You can map the MMCR to any 4k offset in the lower 1G by writing to the CBAR register. 0xFFFEF000 is just the default location, so I would not see that as a flaw.
I ended up using rolo instead of Linuxbios on a SC520 based product I designed a few years ago. U-boot is another very powerful option, but they are both more targeted to embedded products.
MMCR can be moved ... but not removed.
The problem in this case is that even if you "move" the MMCR, it is still sitting at its old position 0xFFFEF000, in addition to the new one.
Code sample
The code snippet is broken - presumably due to mangling by a CMS. Given the extreme difficulty I'm having in getting this godawful commenting system to not mangle these code snippets, that's my working theory. LJ staff, please fix your CMS so it doesn's strip spaces in >code<>/code< blocks! I had to use in a >code<>/code<block, which is (a) gross and (b) should probably not be interpreted as an entity, but rather as a literal.

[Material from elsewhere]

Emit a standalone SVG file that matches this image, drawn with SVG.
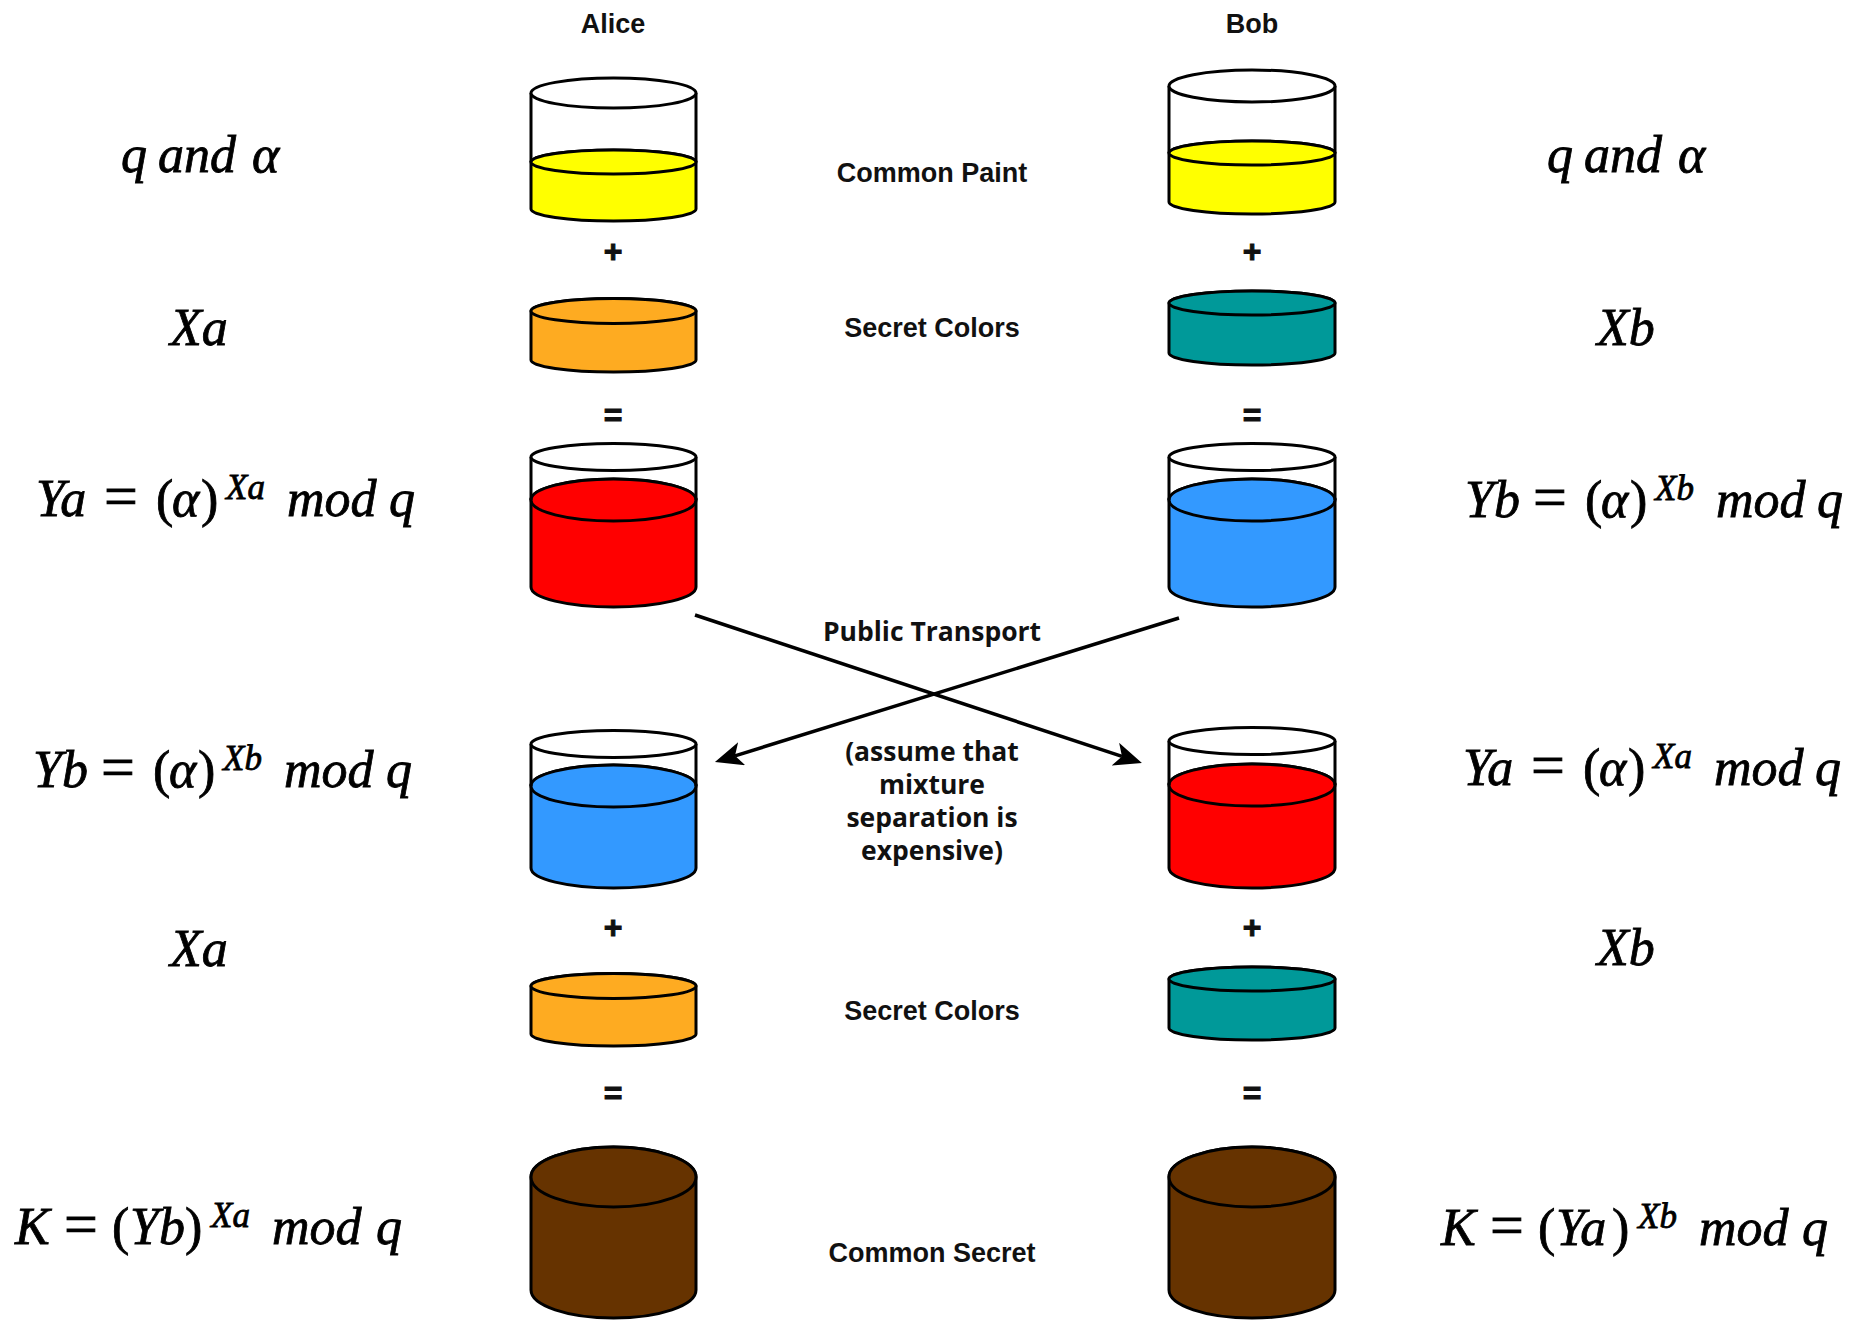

In addition to the total loss of indenting, I found two other problems. First:
bios = mmap(0, size, PROT_READ, MAP_SHARED, fd_mem,
off_t) (0xffffffff - size + 1));
looks like it should be:
bios = mmap(0, size, PROT_READ, MAP_SHARED, fd_mem,
(off_t)(0xffffffff - size + 1) );
and:
#include #
include
should evidently be:
#include
#include
With those changes it builds OK here. The dump doesn't look too interesting on this system - probably not a flash image, anyway - but it's an AMD64 box so it's quite likely the flash is mapped to somewhere different. Any idea what address it might be at?